Poster
in
Workshop: Second Workshop on Efficient Natural Language and Speech Processing (ENLSP-II)
ContextNER: Contextual Phrase Generation at Scale
Himanshu Gupta · Shreyas Verma · Tarun Kumar · Swaroop Mishra · Tamanna Agrawal · Amogh Badugu · Himanshu Bhatt
Keywords: [ Efficient Graphs for NLP ] [ ENLSP-Main ]
NLP research has been focused on NER extraction and how to efficiently extract them from a sentence. However, generating relevant context of entities from a sentence has remained under-explored. In this work, we introduce the task Context-NER in which relevant context of an entity has to be generated.
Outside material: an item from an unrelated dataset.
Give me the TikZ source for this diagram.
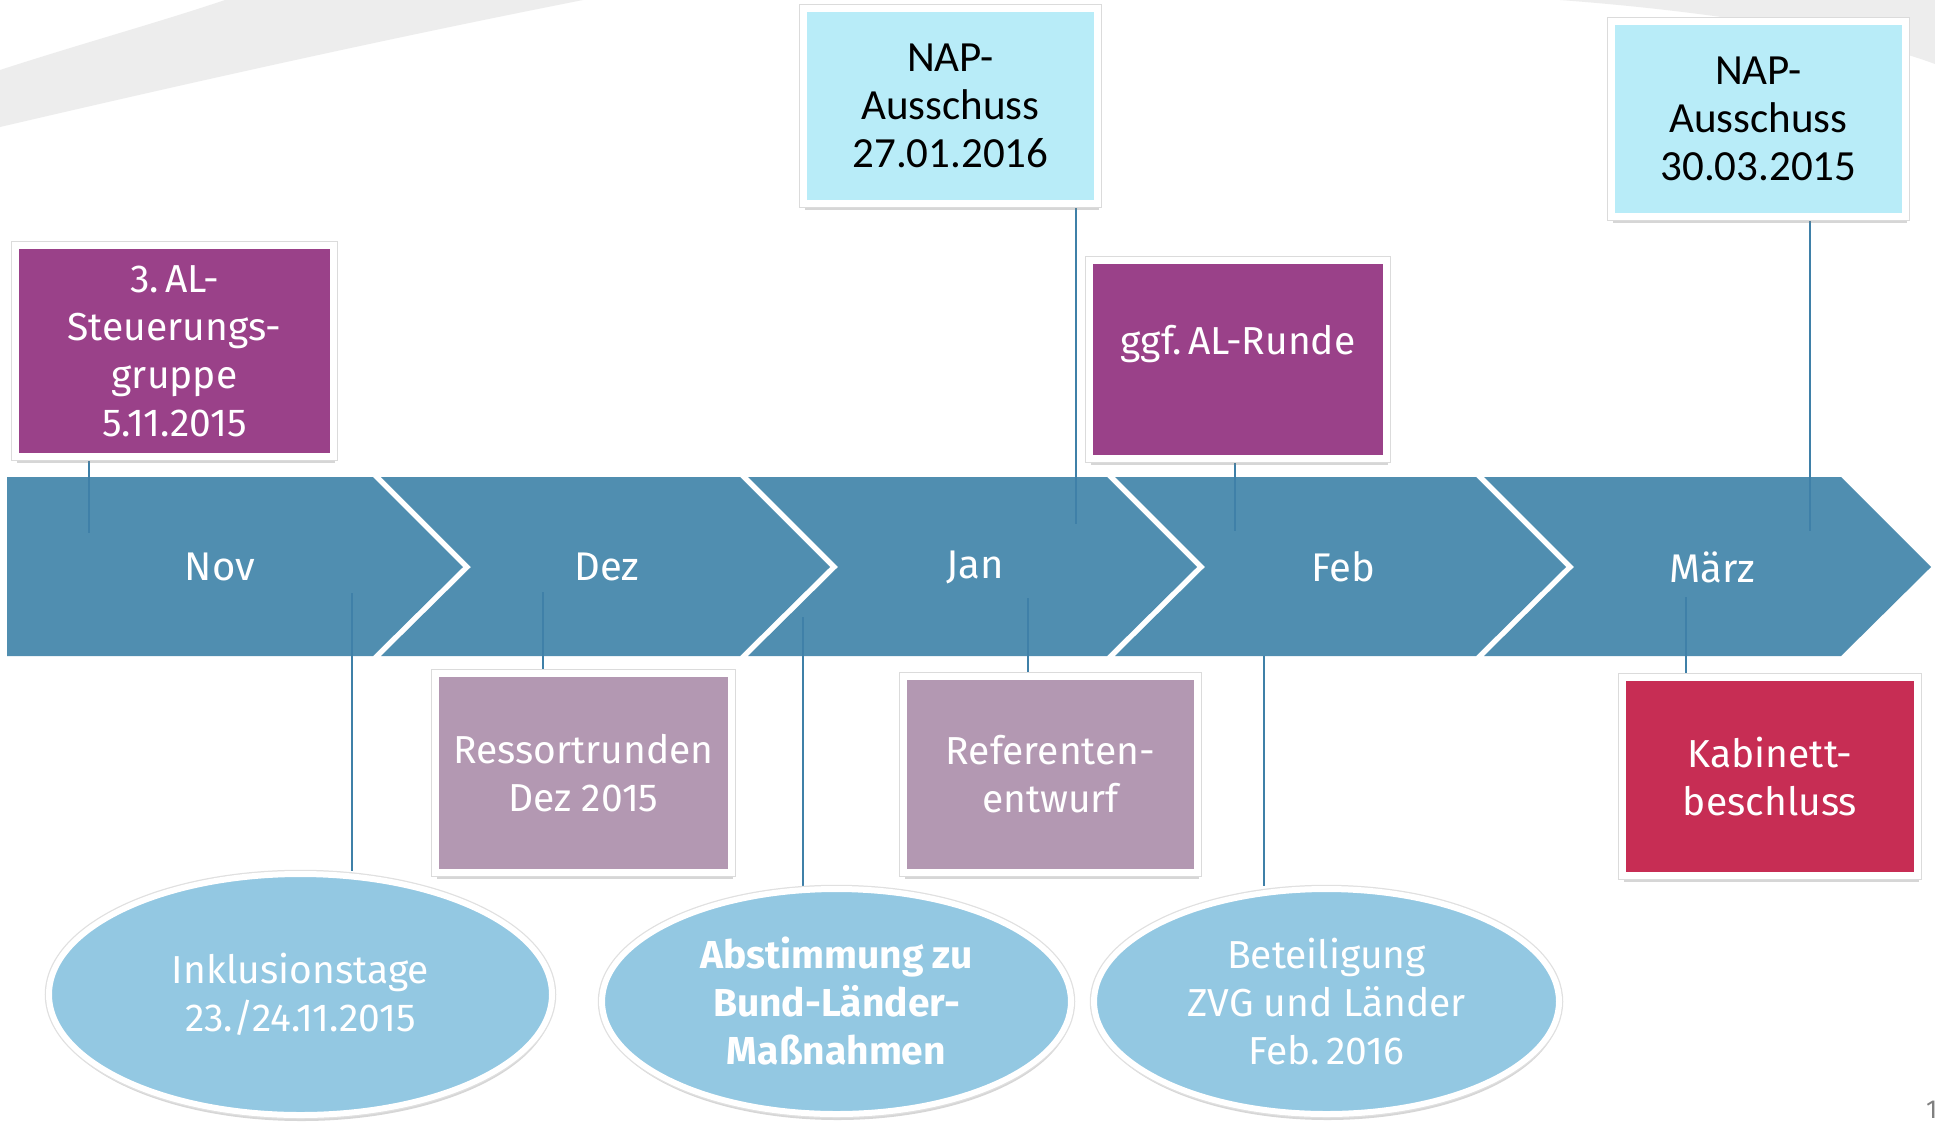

The extracted context may not be found exactly as a substring in the sentence. We also introduce the EDGAR10-Q dataset for the same, which is a corpus of 1,500 publicly traded companies. It is a manually created complex corpus and one of the largest in terms of number of sentences and entities (1 M and 2.8 M). We introduce a baseline approach that leverages phrase generation algorithms and uses the pre-trained BERT model to get 33% ROUGE-L score. We also do a one shot evaluation with GPT-3 and get 39% score, signifying the hardness and future scope of this task. We hope that addition of this dataset and our study will pave the way for further research in this domain.